Sunday, October 19, 2014

How Well Do MOOC's Teach?

The short answer is - they don't! Sebastian Thrun, the founder of Udacity, was upset and puzzled to find that only 4% of students who paid to take a course actually completed it. The first time I heard this, I immediately knew why. It's the same reason why the publishing industry in the US can sell 60 million cookbooks a year but people still find it difficult to cook at home on a regular basis. Instructional materials, whether books or MOOC's, do not teach themselves; it's the students working from these instructional materials who are teaching themselves. Because it can be difficult to teach yourself something, students rely on teachers as well as instructional materials. Teachers teach.

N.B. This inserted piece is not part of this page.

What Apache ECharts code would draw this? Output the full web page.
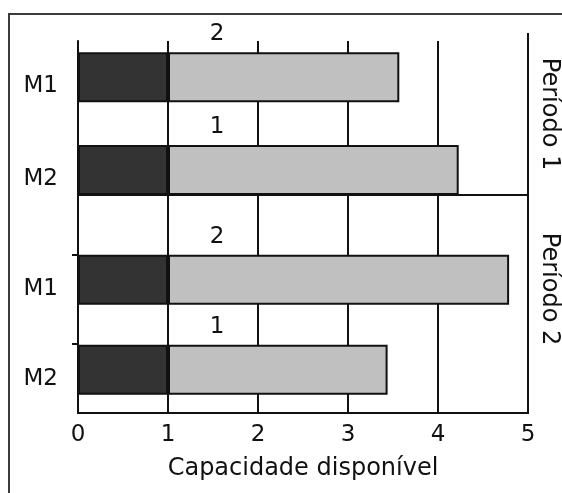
<!DOCTYPE html>
<html><head><meta charset="utf-8">
<script src="https://cdn.jsdelivr.net/npm/echarts@6/dist/echarts.min.js"></script>
<style>html,body{margin:0;padding:0;background:#fff}#c{width:562px;height:493px}</style>
</head><body><div id="c"></div>
<script>
// ---- data ----
const machines = ['M1', 'M2'];
const periods = ['Período 1', 'Período 2'];
const xMin = 0, xMax = 5, xStep = 1;
const setupEnd = [1, 1];          // dark segment ends (both periods)
const period1End = [3.57, 4.23];  // light segment ends, Período 1
const period2End = [4.79, 3.44];  // light segment ends, Período 2
const jobLabels = ['2', '1'];
const axisTitle = 'Capacidade disponível';

// ---- styles ----
const FONT = '"DejaVu Sans", sans-serif';
const DARK = '#333333', LIGHT = '#c0c0c0', INK = '#111111';

const chart = echarts.init(document.getElementById('c'), null, {renderer: 'canvas'});

function lightSeg(ends) { return ends.map((v, i) => +(v - setupEnd[i]).toFixed(2)); }

function periodSeries(idx, ends) {
  return [
    {
      type: 'bar', xAxisIndex: idx, yAxisIndex: idx, stack: 'p' + idx,
      barWidth: 50, data: setupEnd.slice(), silent: true,
      itemStyle: {color: DARK, borderColor: INK, borderWidth: 2}
    },
    {
      type: 'bar', xAxisIndex: idx, yAxisIndex: idx, stack: 'p' + idx,
      barWidth: 50, data: lightSeg(ends), silent: true,
      itemStyle: {color: LIGHT, borderColor: INK, borderWidth: 2},
      label: {
        show: true, position: [49, -18], align: 'center', verticalAlign: 'middle',
        formatter: p => jobLabels[p.dataIndex],
        fontFamily: FONT, fontSize: 23, color: INK
      }
    }
  ];
}

const hiddenX = idx => ({
  type: 'value', gridIndex: idx, min: xMin, max: xMax, interval: xStep,
  show: false
});
const catY = idx => ({
  type: 'category', gridIndex: idx, data: machines, inverse: true,
  axisLine: {show: false}, axisTick: {show: false}, splitLine: {show: false},
  axisLabel: {
    show: true, margin: 20, fontFamily: FONT, fontSize: 23, color: INK,
    verticalAlign: 'top', lineHeight: 18
  }
});

const gridBase = {left: 78, right: 34, containLabel: false, outerBoundsMode: 'none'};

chart.setOption({
  animation: false,
  backgroundColor: '#ffffff',
  grid: [
    Object.assign({top: 41, bottom: 80}, gridBase),
    Object.assign({top: 31, bottom: 276.6}, gridBase),
    Object.assign({top: 234.7, bottom: 78.3}, gridBase)
  ],
  xAxis: [
    {
      type: 'value', gridIndex: 0, min: xMin, max: xMax, interval: xStep,
      axisLine: {show: true, lineStyle: {color: INK, width: 2}},
      axisTick: {show: false},
      splitLine: {show: true, lineStyle: {color: INK, width: 2}},
      axisLabel: {margin: 11, fontFamily: FONT, fontSize: 23, color: INK},
      name: axisTitle, nameLocation: 'middle', nameGap: 44,
      nameTextStyle: {fontFamily: FONT, fontSize: 24, color: INK}
    },
    hiddenX(1), hiddenX(2)
  ],
  yAxis: [
    {
      type: 'value', gridIndex: 0, min: 0, max: 1,
      axisLine: {show: true, lineStyle: {color: INK, width: 2}},
      axisTick: {show: false}, axisLabel: {show: false}, splitLine: {show: false}
    },
    catY(1), catY(2)
  ],
  series: [].concat(periodSeries(1, period1End), periodSeries(2, period2End)),
  graphic: [
    {type: 'polyline', silent: true, shape: {points: [[9, 493], [9, 14], [562, 14]]},
     style: {stroke: '#3c3c3c', lineWidth: 2, fill: null}},
    {type: 'line', silent: true, shape: {x1: 528, y1: 33, x2: 528, y2: 414},
     style: {stroke: INK, lineWidth: 2}},
    {type: 'line', silent: true, shape: {x1: 78, y1: 195, x2: 528, y2: 195},
     style: {stroke: INK, lineWidth: 2}},
    {type: 'line', silent: true, shape: {x1: 72, y1: 255, x2: 78, y2: 255},
     style: {stroke: INK, lineWidth: 2}},
    {type: 'line', silent: true, shape: {x1: 72, y1: 344, x2: 78, y2: 344},
     style: {stroke: INK, lineWidth: 2}},
    {type: 'text', silent: true, x: 549, y: 114, rotation: -Math.PI / 2,
     style: {text: periods[0], font: '24px ' + FONT, fill: INK, align: 'center', verticalAlign: 'middle'}},
    {type: 'text', silent: true, x: 549, y: 289, rotation: -Math.PI / 2,
     style: {text: periods[1], font: '24px ' + FONT, fill: INK, align: 'center', verticalAlign: 'middle'}}
  ]
});
</script>
</body></html>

I was thus immediately drawn to a blog post entitled "MOOCs are a fundamental misperception of how teaching works" (link here), by Mark Guzdial (January 4, 2013). He makes three points:
  • The main activity of a higher-education teacher is not to lecture.
  • A teacher is an expert at teaching the topic, and the teaching is dependent on the domain.
  • The job of the teacher is to educate, not filter, and that includes motivating students.

Guzdial spells out clearly why a MOOC does not accomplish these three points, and thus is not teaching as properly understood.

Guzdial's argument, by the way, is not an argument against MOOC's, it's an argument against thinking that MOOC's can replace teachers. Instructional materials are vital to learning, but they do not, in themselves, teach. Without a teacher, a student is left to teach himself - a risky enterprise.